Things came to a head in Spring 2002. At that time, the guidelines stated that if there was a need for a "crash" cesarean, the baby had to be delivered within 30 minutes. The woman in question had been properly consented for a VBAC, her uterus ruptured, the baby died, and she sued. The physician felt he had done nothing wrong according to the standard of care, as the baby was delivered in 27 minutes and the woman had known the possible risks and agreed to assume them. Therefore, the physician was unwilling to settle the suit out of court and went to trial.
Despite all this, the jury found for the woman, and awarded her $98 million. The judge upheld the verdict. Want to guess how long it would take me and all my friends to pay *$98 million* in malpractice insurance?

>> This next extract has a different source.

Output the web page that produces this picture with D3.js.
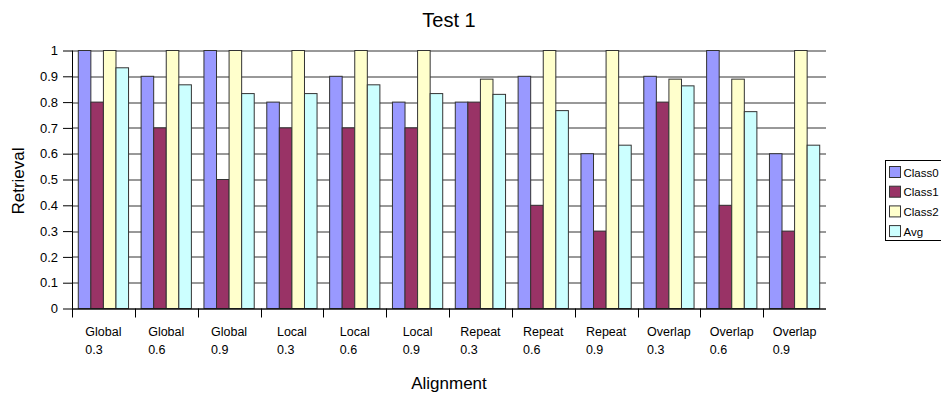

ACOG promptly changed its guidelines to read that in the case of VBAC, the cesarean had to be performed "immediately" which has been interpreted to mean within five minutes.
This means that many hospitals without 24-hour anesthesia cannot do VBACs unless the woman has an epidural, so that the anesthesiologist has to stay in-house (and will be paid to do so). Hospitals that do not have an OB in-house 24/7 are requiring that the OB stay in the hospital while the VBAC labors and they can't be doing other surgery. Smaller rural hospitals have stopped doing VBACs altogether. At our hospital, they have made a slight exception for OBs whose offices are next to the hospital, and said they can be in their office while the woman labors. But at night/weekends, the OB has to come in and stay at the hospital. So in our town, if you can get a VBAC at all, you are likely to be induced during office hours and be required to have an epidural. Good luck with the VBAC in that case! In this state, midwives who were doing VBACs at home (it was never allowed in birth centers by state law) lost their malpractice insurance for home VBACs.
So now, as a midwife, I am in the weird position of not being able to care for women who desire a VBAC (the OB doesn't want to sit at the hospital while I collect the fee for delivery--rightly so), but I can care for women who desire a repeat cesarean, at which I will assist. Go figger!
I foresee that this situation will not change until the consumers have a major fit about it. I have clients whose first birth was a cesarean and who have had VBACs with me ever since who are very upset. I can be their (unpaid) doula, but that's it for now. In my view, it's the public (in the form of clients, juries and judges) that have created this problem and the public that will have to solve it. Until we are willing to take responsibility for our decisions--no matter the outcome--and get over the idea that we are entitled to a perfect outcome or somebody must pay, what you see is what you get. Until the family and friends and pastors and lawyers of the woman who has lost a baby during a VBAC tell her not to sue, or the juries refuse to award her money for a decision she made ahead of time, we are stuck with the current situation.
Since you asked. This is only my personal view of recent history, but I hope it helps you to put into context what your midwife might tell you. Good luck with your own VBAC.